Senin, 08 Oktober 2012

Butir-butir Gagasan Fritjof Capra (Resume Bagian I, Visi Baru Kehidupan)


" Inilah yang kita tahu, segala benda itu menyatu, seperti hubungan
darah mengikat seluruh keluarga. Yang terjadi pada bumi, terjadi juga
pada semua penghuni; Manusia tidak merajut jaring kehidupan, ia hanya
secarik benang yang ada padanya; apapun yang ia lakukan pada jaring itu
akan mengena pada dirinya" ( The Web of Life, F. Capra)
Sekarang kita sedang berada di tengah kiris global serius, yang menyentuh semua aspek kehidupan.

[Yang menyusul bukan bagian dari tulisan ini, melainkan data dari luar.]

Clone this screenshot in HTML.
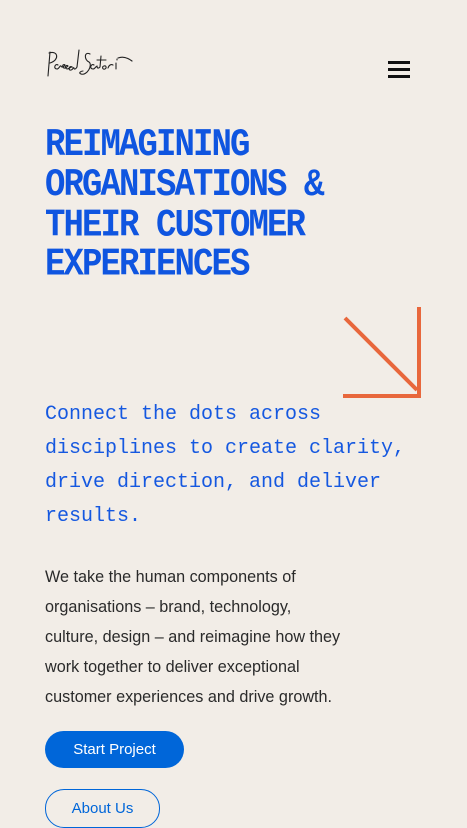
<!DOCTYPE html>
<html><head><meta charset="utf-8"><style>
body{margin:0;width:467px;height:805px;overflow:hidden;background:#f2ede7;position:relative;font-family:"Liberation Sans",sans-serif}
.abs{position:absolute}
h1{position:absolute;left:45px;top:126px;margin:0;font-family:"Liberation Mono",monospace;font-weight:bold;font-size:34px;letter-spacing:-1.9px;line-height:34.78px;color:#0f55e0;transform:scaleY(1.15);transform-origin:0 0}
.sub{left:45px;top:398px;margin:0;font-family:"Liberation Mono",monospace;font-size:20px;line-height:34px;color:#1558e0}
.body{left:45px;top:562px;margin:0;font-size:16.2px;line-height:30px;color:#2a2a2a;width:330px}
.btn{left:45px;top:731px;width:139px;height:37px;border-radius:19px;background:#0066d9;color:#fff;font-size:15px;line-height:37px;text-align:center}
.btn2{left:45px;top:789px;width:113px;height:37px;border-radius:19px;border:1.5px solid #0066d9;color:#0066d9;font-size:15px;line-height:37px;text-align:center}
</style></head><body>
<svg class="abs" style="left:46px;top:48px" width="90" height="36" viewBox="0 0 90 36">
<g fill="none" stroke="#222" stroke-width="1.1" stroke-linecap="round">
<path d="M4 4 L2 28 M3 5 C12 2 14 12 4 15"/>
<path d="M12 17 c-3 -2 -5 4 -1 4 c2 0 3 -4 4 -3 c1 2 3 1 4 -1 c-1 -1 -3 0 -2 2 c1 2 3 1 5 -1 c-2 -2 -4 2 -1 3 c2 0 3 -2 5 -2 c-3 -2 -4 4 -1 3 c2 0 2 -3 3 -2 c0 2 2 1 3 -1 L33 2"/>
<path d="M44 6 c-6 -3 -6 6 -1 8 c4 3 -2 14 -8 12 c-3 -1 0 -3 2 -3"/>
<path d="M48 17 c-3 -2 -5 4 -1 4 c2 0 3 -3 4 -3 c0 2 1 3 3 1 L55 8 M51 12 h9 M58 18 c-2 0 -2 4 1 3 c2 -1 1 -4 -1 -3 M62 20 c1 -3 3 -4 5 -3 M70 15 v6 M71 11 v1 M72 10 c5 -2 10 0 14 3"/>
</g></svg>
<div class="abs" style="left:388px;top:61px;width:22px;height:17px">
<div style="position:absolute;left:0;top:0;width:22px;height:2.6px;background:#111"></div>
<div style="position:absolute;left:0;top:7px;width:22px;height:2.6px;background:#111"></div>
<div style="position:absolute;left:0;top:14px;width:22px;height:2.6px;background:#111"></div>
</div>
<h1>REIMAGINING<br>ORGANISATIONS &amp;<br>THEIR CUSTOMER<br>EXPERIENCES</h1>
<svg class="abs" style="left:340px;top:305px" width="85" height="95">
<g stroke="#e8673c" stroke-width="4" fill="none"><path d="M5 13 L77 85"/><path d="M79 2 V91 H3"/></g></svg>
<p class="abs sub">Connect the dots across<br>disciplines to create clarity,<br>drive direction, and deliver<br>results.</p>
<p class="abs body">We take the human components of<br>organisations – brand, technology,<br>culture, design – and reimagine how they<br>work together to deliver exceptional<br>customer experiences and drive growth.</p>
<div class="abs btn">Start Project</div>
<div class="abs btn2">About Us</div>
</body></html>
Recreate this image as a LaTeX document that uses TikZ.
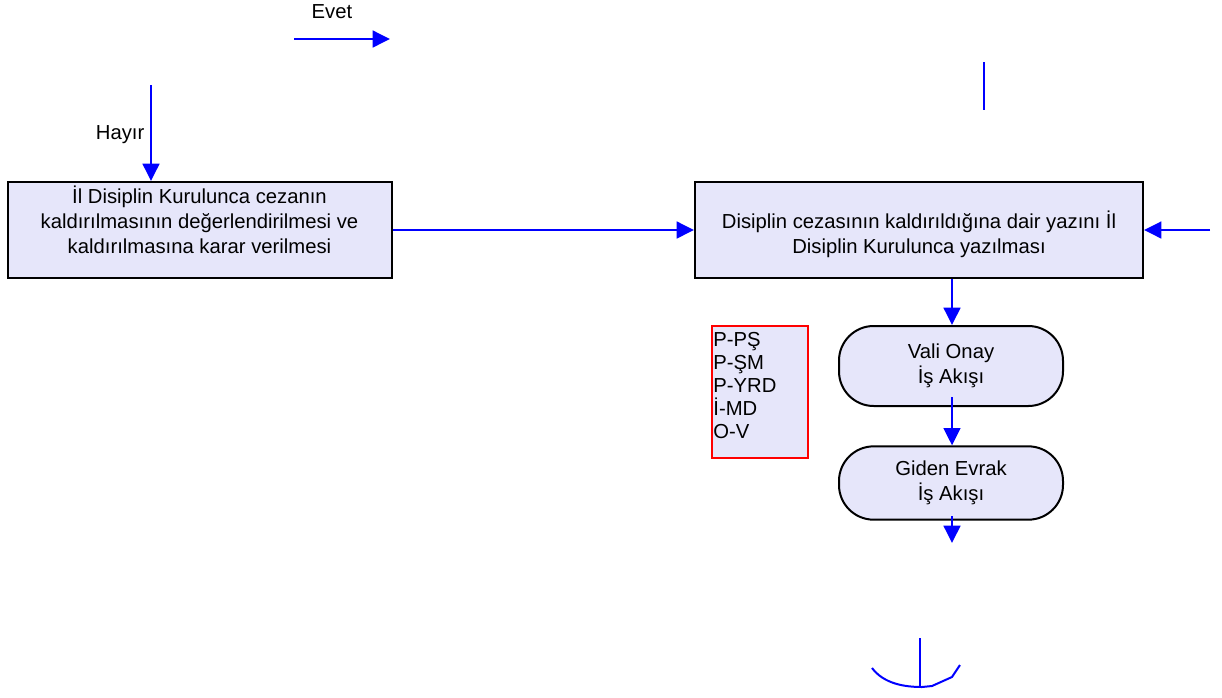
\documentclass[tikz,border=0pt]{standalone}
\usepackage{fontspec}
\setmainfont{Liberation Sans}
\usetikzlibrary{arrows.meta,positioning}
\definecolor{kutu}{RGB}{230,230,250}
\definecolor{ok}{RGB}{0,0,255}

\tikzset{
  islem/.style={draw=black,line width=1.5pt,fill=kutu,align=center,inner sep=0pt},
  akis/.style={islem,rounded corners=26pt},
  okcizgi/.style={draw=ok,line width=1.9pt,-{Triangle[length=13pt,width=12.5pt]}},
  cizgi/.style={draw=ok,line width=1.9pt}
}

\begin{document}
\begin{tikzpicture}[x=0.75pt,y=-0.75pt,font=\fontsize{15.2}{18.6}\selectfont]
\useasboundingbox (0,0) rectangle (1222,697);

% kutular
\node[islem,minimum width=288pt,minimum height=72pt,text depth=15pt] (kurul) at (199.5,230)
  {\.Il Disiplin Kurulunca cezanın\\kaldırılmasının değerlendirilmesi ve\\kaldırılmasına karar verilmesi};
\node[islem,minimum width=336pt,minimum height=72pt,text height=38pt] (yazi) at (919,230)
  {Disiplin cezasının kaldırıldığına dair yazını \.Il\\Disiplin Kurulunca yazılması};

\node[akis,minimum width=168pt,minimum height=60pt] (vali) at (951,366)
  {Vali Onay\\ \.I\c{s} Akışı};
\node[akis,minimum width=168pt,minimum height=55pt] (giden) at (951,483)
  {Giden Evrak\\\.I\c{s} Akışı};

\node[draw=red,line width=1.6pt,fill=kutu,align=left,anchor=north west,
  minimum width=72pt,minimum height=99pt,inner sep=1pt,text width=70pt,text depth=79.7pt,
  font=\fontsize{15.2}{17.3}\selectfont] (birim) at (711,325)
  {P-P\c{S}\\P-\c{S}M\\P-YRD\\\.I-MD\\O-V};

% serbest uclar
\coordinate (evetA) at (294,39);
\coordinate (evetB) at (390,39);
\coordinate (hayirA) at (151,85);
\coordinate (sagA) at (1210,230);
\coordinate (ustA) at (984,62);
\coordinate (ustB) at (984,110);
\coordinate (valiA) at (952,397);
\coordinate (gidenA) at (952,516);
\coordinate (gidenB) at (952,543);
\coordinate (altA) at (920,638);
\coordinate (altB) at (920,687);

% oklar
\draw[okcizgi] (evetA) -- (evetB);
\node (evet) at (332,12) {Evet};
\draw[okcizgi] (hayirA) -- (hayirA |- kurul.north);
\node[anchor=east] (hayir) at (149,135) {Hayır};

\draw[okcizgi] (kurul.east) -- (yazi.west);
\draw[okcizgi] (sagA) -- (yazi.east);
\draw[cizgi] (ustA) -- (ustB);

\draw[okcizgi] (yazi.south -| vali.north) ++(1,0) -- ([xshift=0.75pt]vali.north);
\draw[okcizgi] (valiA) -- (valiA |- giden.north);
\draw[okcizgi] (gidenA) -- (gidenB);

% alt baglanti
\draw[cizgi] (altA) -- (altB);
\draw[cizgi,line width=1.5pt] (872,668) .. controls (884,684) and (905,687) .. (922,687)
  -- (932,686) -- (952,677) -- (960,665);
\end{tikzpicture}
\end{document}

Kita dibelit krisis kesehatan, ekologi, hubungan  social, ekonomi, politik yang intensitas maupun  luas cakupannya belum pernah  ditemukan sebelumnya dalam catatan sejarah manusia.

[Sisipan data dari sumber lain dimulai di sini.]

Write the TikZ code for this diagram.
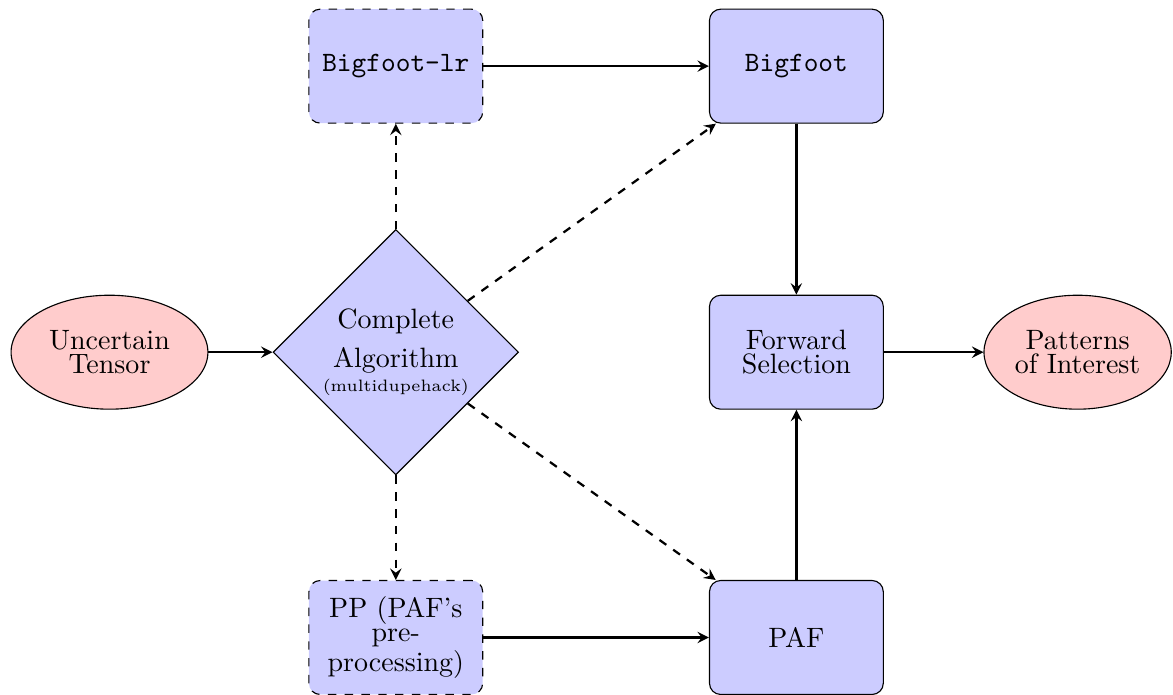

Semakin dalam kita pelajari, semakin kita sadari bahwa masalah-masalah utama zaman kita tidak bisa dimengerti secara terpisah-pisah. Masalah-masalah tersebut bersifat sistemik, artinya semua saling terkait satu sama lain. Dengan demikian, harus dilihat sebagai aspek-aspek yang berbeda dari sebuah krisis tunggal, yakni krisis persepsi.
Satu-satunya cara untuk keluar dari kemelut ini adalah melakukan perubahan radikal dalam persepsi, pemikiran, dan nilai-nilai yang kita anut. Kita harus berani mengoreksi  dan mengganti  cara pandang yang using dan mencari cara  pandang  yang lebih tepat. Fritjof Capra dalam empat karya utamanya: The Too of Physic, The Turning Point, The Uncommon Wisdom dan The Web of Life, memang menawarkan suatu visi baru kehidupan.
“Pada awal dua dasawarsa terakhir abad keduapuluh, kita menemukan diri kita berada dalam suatu krisis global yang serius, yaitu suatu krisis kompleks multidimensional yang sei-seginya menyentuh setiap aspek kehidupan, kesehatan dan mata pencaharian, kualitas lingkungan dan hubungan sosial, ekonomi, teknologi dan politik. Krisis ini terjadi dalam dimensi intelektual, moral dan spiritual; suatu krisis yang belum pernah terjadi sebelumnya dalam catatan sejarah umat manusia” (Fritjof Capra)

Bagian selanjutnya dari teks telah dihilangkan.